The next murder occurred in 1963, when Filó came across 75-year-old Iloná Siegel, a neighbor who was very sickly. She offered to make a monetary contract with Siegel, who agreed, and just after the pair departed, Filó visited a tombstone manufacturer and placed an order for Siegel. Two weeks later, she poisoned Siegel with the previous medicinal extract, and while her victim was unconscious, she strangled her with a pillow or a quilt. The coroner detected nothing suspicious about the death, and thusly Siegel's properties, worth 20,000 forints, were given to Filó.

Over the next few years, Filó began to grow tired of her poor tenants, wishing to kick them out and replace with some of the industrial workers who were moving to Szeged. By 1968, she managed to convince several residents to leave, but one of them, a 77-year-old widow Mrs. Mihály Tóthpál, refused. Deciding that she wanted to get rid of her, Filó signed a business deal with Tóthpál, and on July 9, 1968, she poisoned, beat and strangled her.

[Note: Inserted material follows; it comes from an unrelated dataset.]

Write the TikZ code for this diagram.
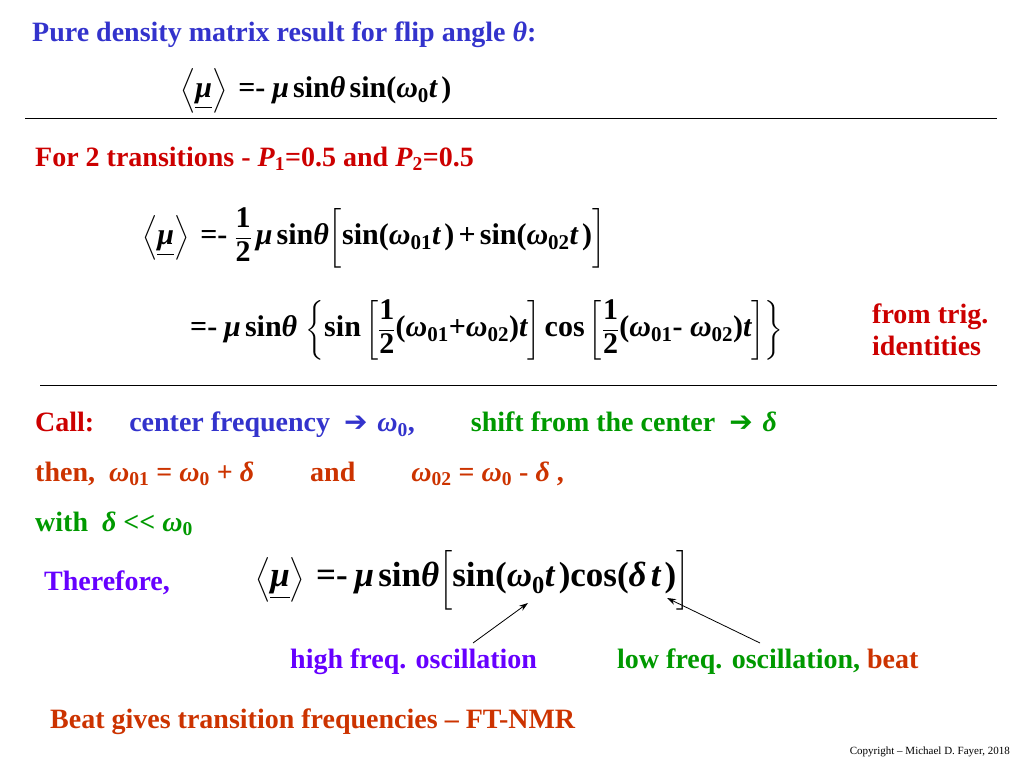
\documentclass[tikz,border=0pt]{standalone}
\usepackage{amsmath}
\usepackage{fontspec}
\setmainfont{Liberation Serif}
\usetikzlibrary{arrows.meta}
\definecolor{tblue}{RGB}{51,51,204}
\definecolor{tred}{RGB}{204,0,0}
\definecolor{torange}{RGB}{204,51,0}
\definecolor{tgreen}{RGB}{0,153,0}
\definecolor{tpurple}{RGB}{102,0,255}
\newcommand\gmu{\text{\bfseries\itshape μ}}
\newcommand\gth{\text{\bfseries\itshape θ}}
\newcommand\gom{\text{\bfseries\itshape ω}}
\newcommand\gde{\text{\bfseries\itshape δ}}
\newcommand\tb[1]{\text{\bfseries #1}}
\newcommand\ti[1]{\text{\bfseries\itshape #1}}
\newcommand\eqs{\;\tb{=-}\;}
\begin{document}
\begin{tikzpicture}[x=1pt,y=-1pt,
  txt/.style={anchor=west,inner sep=0pt,font=\bfseries\fontsize{28}{32}\selectfont},
  eq/.style={anchor=west,inner sep=0pt,font=\bfseries\fontsize{30}{34}\selectfont},
  arr/.style={-{Stealth[length=9pt,width=6pt]},line width=0.8pt}]
\useasboundingbox (0,0) rectangle (1024,768);
\node[txt,text=tblue] (t1) at (32,35) {Pure density matrix result for flip angle \textit{θ}:};
\node[eq] (e1) at (180,91) {$\left\langle\underline{\gmu}\right\rangle\eqs\gmu\,\tb{sin}\gth\,\tb{sin(}\gom_{\tb{0}}\ti{t}\,\tb{)}$};
\draw[line width=0.6pt] (25,118) coordinate (r1a) -- (997,118) coordinate (r1b);
\node[txt,text=tred] (t2) at (35,159) {For 2 transitions - \textit{P}\textsubscript{1}=0.5 and \textit{P}\textsubscript{2}=0.5};
\node[eq] (e2) at (142,238) {$\left\langle\underline{\gmu}\right\rangle\eqs\dfrac{\tb{1}}{\tb{2}}\,\gmu\,\tb{sin}\gth\bigg[\tb{sin(}\gom_{\tb{01}}\ti{t}\,\tb{)}\,\tb{+}\,\tb{sin(}\gom_{\tb{02}}\ti{t}\,\tb{)}\bigg]$};
\node[eq] (e3) at (190,330) {$\tb{=-}\;\gmu\,\tb{sin}\gth\,\left\{\tb{sin}\left[\dfrac{\tb{1}}{\tb{2}}\tb{(}\gom_{\tb{01}}\tb{+}\gom_{\tb{02}}\tb{)}\ti{t}\right]\tb{cos}\left[\dfrac{\tb{1}}{\tb{2}}\tb{(}\gom_{\tb{01}}\tb{-}\ \gom_{\tb{02}}\tb{)}\ti{t}\right]\right\}$};
\node[txt,text=tred,align=left] (t3) at (872,330) {from trig.\\identities};
\draw[line width=0.6pt] (40,385) coordinate (r2a) -- (997,385) coordinate (r2b);
\node[txt] (t4) at (35,425) {\textcolor{tred}{Call:}\quad\ \textcolor{tblue}{center frequency \ \fontspec{DejaVu Sans}➔\ \fontspec{Liberation Serif}\textit{ω}\textsubscript{0},}\qquad\textcolor{tgreen}{shift from the center \ \fontspec{DejaVu Sans}➔\ \fontspec{Liberation Serif}\textit{δ}}};
\node[txt,text=torange] (t5) at (35,474) {then,\ \ \textit{ω}\textsubscript{01} = \textit{ω}\textsubscript{0} + \textit{δ}\qquad and\qquad \textit{ω}\textsubscript{02} = \textit{ω}\textsubscript{0} - \textit{δ} ,};
\node[txt,text=tgreen] (t6) at (35,524) {with\ \ \textit{δ} <{}< \textit{ω}\textsubscript{0}};
\node[txt,text=tpurple] (t7) at (44,583) {Therefore,};
\node[eq,font=\bfseries\fontsize{35}{39}\selectfont] (e4) at (255,580) {$\left\langle\underline{\gmu}\right\rangle\eqs\gmu\,\tb{sin}\gth\bigg[\tb{sin(}\gom_{\tb{0}}\ti{t}\,\tb{)}\tb{cos(}\gde\,\ti{t}\,\tb{)}\bigg]$};
\node[txt,text=tpurple] (t8) at (290,662) {high freq. oscillation};
\node[txt] (t9) at (617,662) {\textcolor{tgreen}{low freq. oscillation,} \textcolor{torange}{beat}};
\coordinate (h1) at (473,643); \coordinate (h2) at (528,603);
\coordinate (l1) at (760,643); \coordinate (l2) at (667,598);
\draw[arr] (h1) -- (h2);
\draw[arr] (l1) -- (l2);
\node[txt,text=torange] (t10) at (50,722) {Beat gives transition frequencies – FT-NMR};
\node[anchor=east,inner sep=0pt,font=\fontsize{11}{12}\selectfont] (c) at (1010,752) {Copyright – Michael D. Fayer, 2018};
\end{tikzpicture}
\end{document}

However, while abusing her elderly victim, she unwittingly broke several of her ribs, which was noticed by the coroners. This finding was reported to the police, who immediately arrested Margit Filó as a suspect in the murder.

==Investigation and internment==
While searching her house, authorities stumbled upon several human skulls and several kilograms of toxic substances. When questioned about these items, Filó claimed that she had stolen the skulls from the local cemetery, and that the poisons were for spells and potions which she supposedly used on acquaintances to fall in love with her. Sensing that she might've had previous experiences in killings, police exhumed the bodies of Siegel, Varga and Barna, managing to prove that, with the exception of Barna, the victims had been poisoned. Investigators also learned that the will of Lajosné Biczó from 1958 was a forgery, and that Filó's then-fiancée, Sándor Varga, had actually signed it. When brought to court, Filó tried to explain that she had killed her victims for humanitarian purposes, as, according to her, they were visibly suffering. She also claimed that their deaths benefitted the Hungarian People's Republic, as the state would no longer be required to pay pensions to them.

The court, taking into account that Filó had been interred at mental institutions on two previous occasions, ordered her to undergo a psychiatric reevaluation. During the tests, Filó initially denied any responsibility, but then started claiming that she had had nine husbands in total, and that she would confess if the doctors gave her bread and tomatoes. Following this incident, she was diagnosed with schizophrenia and dissociative identity disorder, rendering her incapable of standing trial. Because of this, Filó was transferred to the Lipótmező Mental Asylum, where she remained until her death. The building on 38 Hétvezér Street was later demolished, and later replaced by a modern residential building.